Se pudesse votar depois de amanhã (vide primeiro post desta série), fá-lo-ia no “sim” por uma razão simples: a liberal. Que faz o Estado entre uma mãe e a sua gravidez? Entre uma mãe, um pai e os seus filhos? Que faria eu, votando “não”, entre todas essas mães e todas essas famílias? Que tenho a ver com a matéria? Que direito posso ter de decidir sobre assuntos tão de amor e de ódio, privados e interditos como talvez nenhuma outra coisa? Se não digo a ninguém em quem votar, que profissão escolher, como gastar o seu dinheiro, se deve casar-se ou entrar com os papéis para o divórcio, deverei ser chamado a decidir o que farão em relação aos seus filhos? O Estado, de mim ao Presidente da República, tem, do meu ponto de vista, de se afastar daqui, desta zona íntima. Há fitas a circundá-lo avisando: “entrada proibida a pessoas estranhas ao serviço”.
Não quer isto dizer que não entenda o “não”. Entendo o “não” católico, porque um verdadeiro católico, crente na boa vontade e omnisciência divina não se pode querer colocar entre Ele e as Suas criaturas e entendo o “não”, já explicitado por diversas pessoas de modo corajoso e contra-corrente, que considera, o aborto crime – porque é, repita-se, da extinção duma vida humana que se trata, de facto – e que, como tal, deve ser penalizado. Não concordo, mas entendo inteiramente porque é um argumento convicto e coerente que não fecha os olhos às suas próprias consequências.
Por isso, porque, de novo, se me afigura claro que existe verdade de ambos os lados, votaria “sim”, por ser, das duas hipóteses de resposta, aquela que assegura que ambas as verdades serão respeitadas (e sim, a expressão é, rigorosamente, “ambas as verdades”).
É claro que acontecerão abortos inconscientes, desnecessários, desproporcionais.

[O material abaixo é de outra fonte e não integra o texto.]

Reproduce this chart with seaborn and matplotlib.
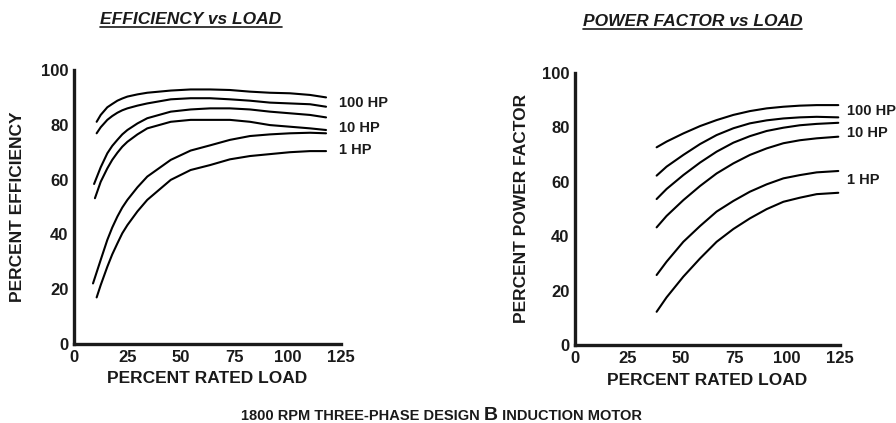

Mas importa-me que se permita aos outros, aos conscientes e ponderados, que possam acontecer; que se reconheça que um casal ou mesmo uma mãe sozinha possam decidir, com maior acuidade e justiça que a multidão, acerca da bondade de trazer uma criança ao mundo, que pode não ser desejada; que pode ter sido abandonada, de antemão, por um dos progenitores; que pode ter furado o apertado sistema de segurança dos métodos anticonceptivos e vir tornar ainda mais miserável a vida dum grande agregado familiar com já poucos recursos. Por exemplo.
Quando defendemos a vida como valor absoluto e intocável, esquecemo-nos de que o simples estar vivo pode ser uma condenação. Trocaria, todos os dias, esse direito à vida puro e simples pelo da dignidade. Uma criança tem o direito de ser sonhada e não, apenas, um imprevisto com que se vai ter de lidar.